The thing is, Gomes was just trying to give some sound business advice: don't think you have to switch to a brand new model right away: the tried and true one still works. But in the process he's misrepresented the whole idea of the Long Tail. The idea isn't that blockbusters won't be important anymore, just that they won't be the only important thing. When many folks have access to the channels of distribution, and diverse content is always available, it creates another option for those who want it. The blockbuster has some competition.

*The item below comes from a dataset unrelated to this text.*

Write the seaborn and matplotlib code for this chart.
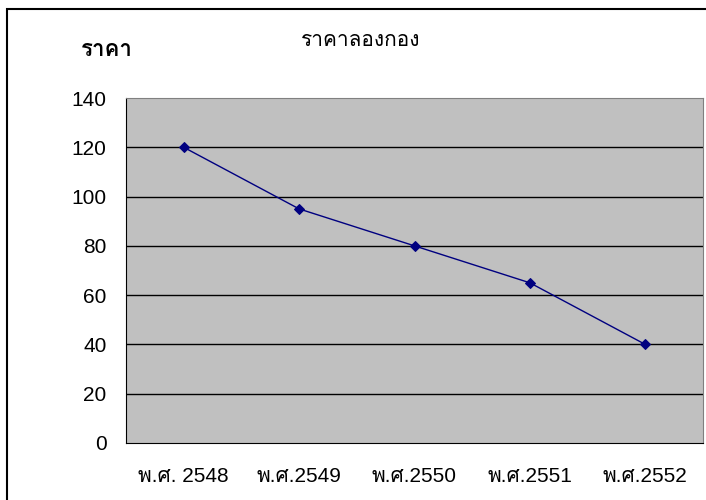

The Barnes & Noble's of the world are in no immediate danger from the competition of the Long Tail. But if they're smart, they'll realize, unlike Mr. Gomes, that the two aren't mutually exclusive. Be a hits oriented company, but cultivate a symbiotic community of producers, consumer, commentators, searchers, stockpilers, and experts. After all, today's blockbusters will be sliding down that curve before long. Why lose their value entirely?
Thu 11 May 2006
Today and tomorrow are the culmination of a long, busy semester of working on Mycroft. I'm really proud of what we've accomplished so far, and excited that we finally get to show it off. There are two end-of-semester events at the iSchool that you might come to, if you're so inclined. For a quick overview of what I and my cohorts have been doing, you can come to the Final Project Showcase, from 4-7 tonight, in South Hall Room 110. (Check out all the project descriptions.) For a deeper look, tomorrow morning's got a series of 30 minute talks about all the projects. Check out the schedule here. We'll be giving away (some) of the deepest darkest secrets about Mycroft at our talk at 11:30 in Room 202. Hope to see you there!